The German Justice Minister, who lost her parliamentary election, and now apparently her cabinet post as well, after likening President Bush's handling of the Iraq issue to the tactics of Adolf Hitler said something else about the president as well. In the same newspaper interview, Herta Daeubler-Gmelin said that if insider trading laws had been in effect when Mr. Bush was in the oil business back in the 1980s, "then Bush would be in jail today." By the way, she also claims that she never actually said the word Hitler, referring instead to "Adolf Nazi."

No Space for Weapons
Berkeley, Calif., has decided to declare outer space above the city off-limits to space-based weapons. The City Council has passed a resolution that "hereby declares that the space 60 kilometers and above the city of Berkeley is a space-based weapons free zone." It goes on to says that the resolution "is hereby recommended to be adopted by all municipalities in the United States of America and worldwide."

The Invisible Quote?
The New York Times reported on Friday that the document the Bush administration sent Congress outlining its national security strategy contained the following statement, "The president has no intention of allowing any foreign power to catch up with the huge lead the United States has opened since the fall of the Soviet Union." But others reading the document could not find that quote. The reason was that it wasn't in the document. It was, as The Times acknowledged the next day, "the writer's summation of interviews with senior administration officials."

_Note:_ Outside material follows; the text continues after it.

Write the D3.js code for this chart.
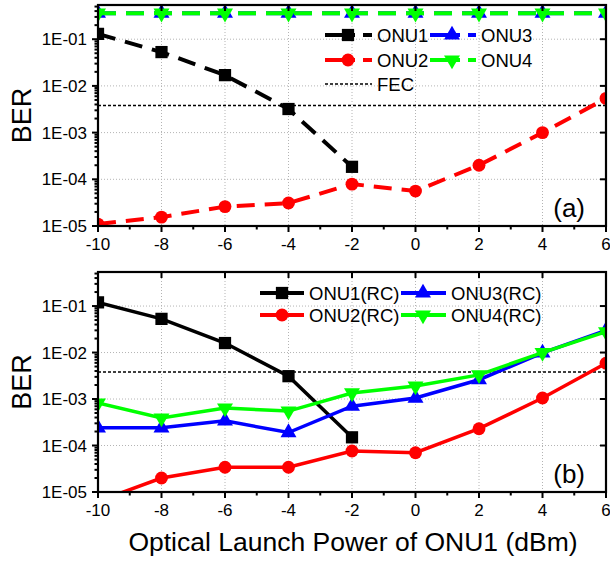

Different Parties, Different News Views
The latest Gallup poll shows a striking difference in the way Democrats and Republicans feel about the American news media. Fifty-one percent of Democrats think the news media are about right, but only 20 percent of Republicans feel that way. Only 27 percent of Democrats find the media too liberal. But 72 percent of Republicans feel that way. Eighteen percent of Democrats think the news media are too conservative, while only six percent of Republicans feel that way.